Enriching Maasai lives with the development and implementation of educational programs while respecting their traditions and cultural way of life.
Africa Schools of Kenya (ASK) works in conjunction with the Maasai people located in Kajiado County outside Amboseli National Park in southern Kenya. ASK facilitates and underwrites the implementation of educational programs, encouraging awareness on leadership and life skills, with an emphasis on women’s rights, environmental and financial sustainability, wildlife conservation, and cross-cultural diversity. ASK provides scholarships for students from elementary school through college, which gives marginalized children the human right and opportunity to attend school. Our ARP program protects young girls from the harmful practice of female genital mutilation. The critically needed mobile Health Wagon serves the needs of the Maasai living in five hard to reach communities.
Since 2007, ASK’s focus has been on the more than 1200 Maasai people of Esiteti, including the 580 students that attend Esiteti Primary School. In partnership with James Ole Kamete and his communities, ASK provided funding for the new school in collaboration with Tortilis Camp, Kenya Wildlife Services and Kenya Wildlife Trust. In 2009, the Esiteti community relocated to the newly constructed, eight classroom school.
Through our Student Scholarship Fund, Girls College Education Fund and Teacher Certification College Fund, we help provide funding for students from nursery school through college. Maasai children, especially girls, are given a better opportunity in life with an education.
ASK developed the Alternative Rite of Passage (ARP) program, which is a modern, two-day coming-of-age ceremony. ARPs take place three times a year at Esiteti School and support the community’s decision to stop the practice of female genital mutilation (FGM).
In 2019, ASK launched a mobile Health Wagon, in collaboration with the Kenyan Ministry of Health, staffed in part by Esiteti School graduates. The Health Wagon serves the needs of over 5,000 children and adults living at Esiteti and four neighboring communities including Embarinkoi, Ilmarba, Oldule and Olmoti.
The Maasai Culture
Occupying the fertile grassland of the Rift Valley and surrounding uplands, the pastoral and nomadic Maasai are one of the most renowned Kenyan tribe. Maasailand covers an area of approximately 100,000 square miles (160,000 kilometers) in southern Kenya and northern Tanzania with a population of over 400,000 Maasai people. For centuries the Maasai have moved cattle in a constant search for water and fresh grazing.

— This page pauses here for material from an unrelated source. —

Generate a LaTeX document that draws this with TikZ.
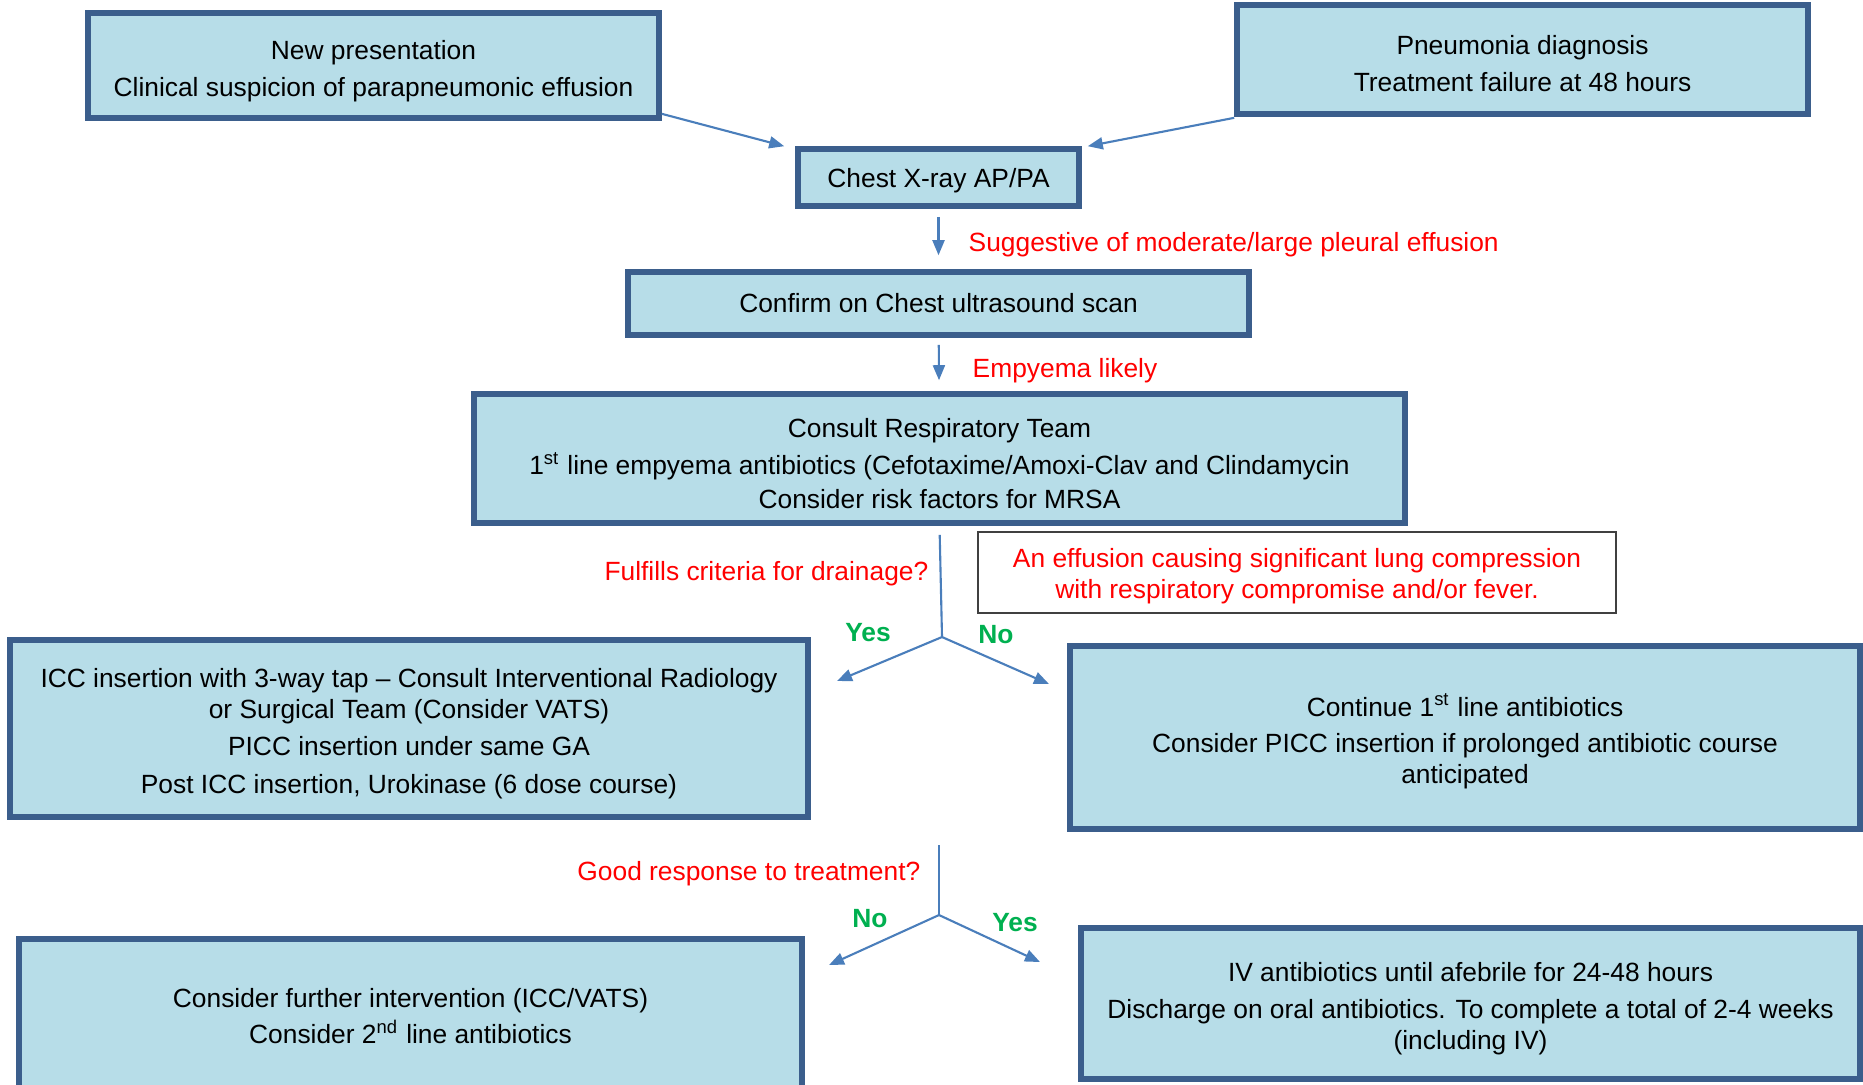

Tall and lean with brilliant red cloths tied at the shoulder, the morani (warriors) can usually be seen armed with a spear, sword or club. The enkang is the basic economic and social unit of the Maasai, where a semi-permanent grouping of several families live together in 10 to 20 huts encircled by an impenetrable thorn fence. The low, circular huts (constructed by the women in the group) consist of interwoven branches plastered together with a combination of mud and cow dung. Although the women are often seemingly in the background of the cultural context, they are the backbone of the culture; they build houses and look after the children. They also have influential roles in enabling girls to attend school.